*Written instruction:*
Write out the data again exactly, skipping every picture.

*Recorded information:*

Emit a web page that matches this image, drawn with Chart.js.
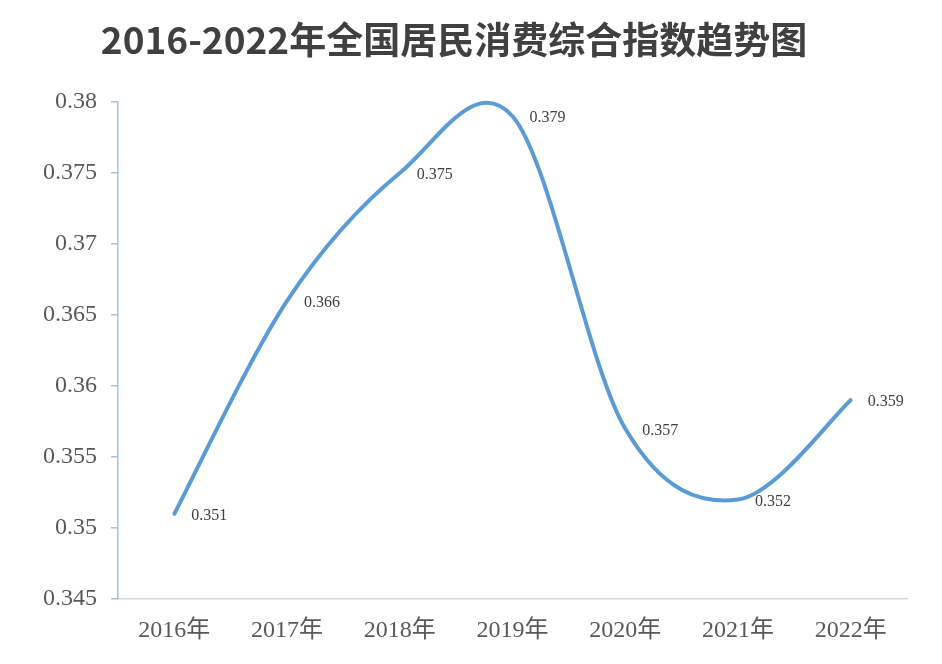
<!DOCTYPE html>
<html>
<head>
<meta charset="utf-8">
<script src="https://cdn.jsdelivr.net/npm/chart.js@4/dist/chart.umd.min.js"></script>
<style>
html,body{margin:0;padding:0;background:#fff;}
#wrap{width:942px;height:664px;position:relative;}
</style>
</head>
<body>
<div id="wrap"><canvas id="c" width="942" height="664"></canvas></div>
<script>
const titleText = '2016-2022年全国居民消费综合指数趋势图';
const categories = ['2016年','2017年','2018年','2019年','2020年','2021年','2022年'];
const indexValues = [0.351, 0.366, 0.375, 0.379, 0.357, 0.352, 0.359];
const dataLabels = ['0.351','0.366','0.375','0.379','0.357','0.352','0.359'];
const yTickValues = [0.345, 0.35, 0.355, 0.36, 0.365, 0.37, 0.375, 0.38];
const yTickLabels = ['0.345','0.35','0.355','0.36','0.365','0.37','0.375','0.38'];

const titlePlugin = {
  id: 'customTitle',
  afterDraw(chart) {
    const ctx = chart.ctx;
    ctx.save();
    ctx.font = 'bold 37px "Noto Sans CJK SC", "Noto Sans", sans-serif';
    ctx.fillStyle = '#404040';
    ctx.textAlign = 'center';
    ctx.textBaseline = 'middle';
    ctx.fillText(titleText, 454, 40);
    ctx.restore();
  }
};

// Office-style smoothing: uniform Catmull-Rom control points on the library's own point elements
const smoothPlugin = {
  id: 'officeSmooth',
  beforeDatasetDraw(chart, args) {
    const meta = args.meta;
    const pts = meta.data;
    const n = pts.length;
    for (let i = 0; i < n; i++) {
      const p = pts[i];
      const prev = pts[Math.max(i - 1, 0)];
      const next = pts[Math.min(i + 1, n - 1)];
      const dx = (next.x - prev.x) / 6;
      const dy = (next.y - prev.y) / 6;
      p.cp1x = p.x - dx; p.cp1y = p.y - dy;
      p.cp2x = p.x + dx; p.cp2y = p.y + dy;
    }
    if (meta.dataset) meta.dataset._pointsUpdated = true;
  }
};

const labelPlugin = {
  id: 'pointLabels',
  afterDatasetsDraw(chart) {
    const ctx = chart.ctx;
    const meta = chart.getDatasetMeta(0);
    ctx.save();
    ctx.font = '16px "Liberation Serif", "Times New Roman", serif';
    ctx.fillStyle = '#404040';
    ctx.textAlign = 'left';
    ctx.textBaseline = 'middle';
    meta.data.forEach((el, i) => {
      ctx.fillText(dataLabels[i], el.x + 17, el.y + 2);
    });
    ctx.restore();
  }
};

new Chart(document.getElementById('c'), {
  type: 'line',
  data: {
    labels: categories,
    datasets: [{
      data: indexValues,
      borderColor: '#5B9BD5',
      borderWidth: 4,
      tension: 0.4,
      pointRadius: 0,
      fill: false,
      borderCapStyle: 'round',
      borderJoinStyle: 'round'
    }]
  },
  options: {
    responsive: false,
    animation: false,
    clip: false,
    layout: { padding: { top: 102, right: 35, left: 0, bottom: 0 } },
    plugins: {
      legend: { display: false },
      title: { display: false },
      tooltip: { enabled: false }
    },
    scales: {
      x: {
        offset: true,
        grid: { display: true, drawOnChartArea: false, drawTicks: false },
        border: { color: '#D9D9D9', width: 1.5 },
        ticks: {
          font: { family: '"Liberation Serif", "Noto Sans CJK SC", serif', size: 24 },
          color: '#595959',
          padding: 17,
          maxRotation: 0
        },
        afterFit(s) { s.height = 65; }
      },
      y: {
        min: 0.345,
        max: 0.38,
        afterBuildTicks(s) { s.ticks = yTickValues.map(v => ({ value: v })); },
        grid: { display: true, drawOnChartArea: false, tickLength: 7, color: '#9DC3E6', lineWidth: 1.5 },
        border: { color: '#9DC3E6', width: 1.5 },
        ticks: {
          font: { family: '"Liberation Serif", "Times New Roman", serif', size: 24 },
          color: '#595959',
          padding: 14,
          callback(v, i) { return yTickLabels[i]; }
        },
        afterFit(s) { s.width = 118; }
      }
    }
  },
  plugins: [titlePlugin, smoothPlugin, labelPlugin]
});
</script>
</body>
</html>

*Complete response:*
Emit a web page that matches this image, drawn with Chart.js.
<!DOCTYPE html>
<html>
<head>
<meta charset="utf-8">
<script src="https://cdn.jsdelivr.net/npm/chart.js@4/dist/chart.umd.min.js"></script>
<style>
html,body{margin:0;padding:0;background:#fff;}
#wrap{width:942px;height:664px;position:relative;}
</style>
</head>
<body>
<div id="wrap"><canvas id="c" width="942" height="664"></canvas></div>
<script>
const titleText = '2016-2022年全国居民消费综合指数趋势图';
const categories = ['2016年','2017年','2018年','2019年','2020年','2021年','2022年'];
const indexValues = [0.351, 0.366, 0.375, 0.379, 0.357, 0.352, 0.359];
const dataLabels = ['0.351','0.366','0.375','0.379','0.357','0.352','0.359'];
const yTickValues = [0.345, 0.35, 0.355, 0.36, 0.365, 0.37, 0.375, 0.38];
const yTickLabels = ['0.345','0.35','0.355','0.36','0.365','0.37','0.375','0.38'];

const titlePlugin = {
  id: 'customTitle',
  afterDraw(chart) {
    const ctx = chart.ctx;
    ctx.save();
    ctx.font = 'bold 37px "Noto Sans CJK SC", "Noto Sans", sans-serif';
    ctx.fillStyle = '#404040';
    ctx.textAlign = 'center';
    ctx.textBaseline = 'middle';
    ctx.fillText(titleText, 454, 40);
    ctx.restore();
  }
};

// Office-style smoothing: uniform Catmull-Rom control points on the library's own point elements
const smoothPlugin = {
  id: 'officeSmooth',
  beforeDatasetDraw(chart, args) {
    const meta = args.meta;
    const pts = meta.data;
    const n = pts.length;
    for (let i = 0; i < n; i++) {
      const p = pts[i];
      const prev = pts[Math.max(i - 1, 0)];
      const next = pts[Math.min(i + 1, n - 1)];
      const dx = (next.x - prev.x) / 6;
      const dy = (next.y - prev.y) / 6;
      p.cp1x = p.x - dx; p.cp1y = p.y - dy;
      p.cp2x = p.x + dx; p.cp2y = p.y + dy;
    }
    if (meta.dataset) meta.dataset._pointsUpdated = true;
  }
};

const labelPlugin = {
  id: 'pointLabels',
  afterDatasetsDraw(chart) {
    const ctx = chart.ctx;
    const meta = chart.getDatasetMeta(0);
    ctx.save();
    ctx.font = '16px "Liberation Serif", "Times New Roman", serif';
    ctx.fillStyle = '#404040';
    ctx.textAlign = 'left';
    ctx.textBaseline = 'middle';
    meta.data.forEach((el, i) => {
      ctx.fillText(dataLabels[i], el.x + 17, el.y + 2);
    });
    ctx.restore();
  }
};

new Chart(document.getElementById('c'), {
  type: 'line',
  data: {
    labels: categories,
    datasets: [{
      data: indexValues,
      borderColor: '#5B9BD5',
      borderWidth: 4,
      tension: 0.4,
      pointRadius: 0,
      fill: false,
      borderCapStyle: 'round',
      borderJoinStyle: 'round'
    }]
  },
  options: {
    responsive: false,
    animation: false,
    clip: false,
    layout: { padding: { top: 102, right: 35, left: 0, bottom: 0 } },
    plugins: {
      legend: { display: false },
      title: { display: false },
      tooltip: { enabled: false }
    },
    scales: {
      x: {
        offset: true,
        grid: { display: true, drawOnChartArea: false, drawTicks: false },
        border: { color: '#D9D9D9', width: 1.5 },
        ticks: {
          font: { family: '"Liberation Serif", "Noto Sans CJK SC", serif', size: 24 },
          color: '#595959',
          padding: 17,
          maxRotation: 0
        },
        afterFit(s) { s.height = 65; }
      },
      y: {
        min: 0.345,
        max: 0.38,
        afterBuildTicks(s) { s.ticks = yTickValues.map(v => ({ value: v })); },
        grid: { display: true, drawOnChartArea: false, tickLength: 7, color: '#9DC3E6', lineWidth: 1.5 },
        border: { color: '#9DC3E6', width: 1.5 },
        ticks: {
          font: { family: '"Liberation Serif", "Times New Roman", serif', size: 24 },
          color: '#595959',
          padding: 14,
          callback(v, i) { return yTickLabels[i]; }
        },
        afterFit(s) { s.width = 118; }
      }
    }
  },
  plugins: [titlePlugin, smoothPlugin, labelPlugin]
});
</script>
</body>
</html>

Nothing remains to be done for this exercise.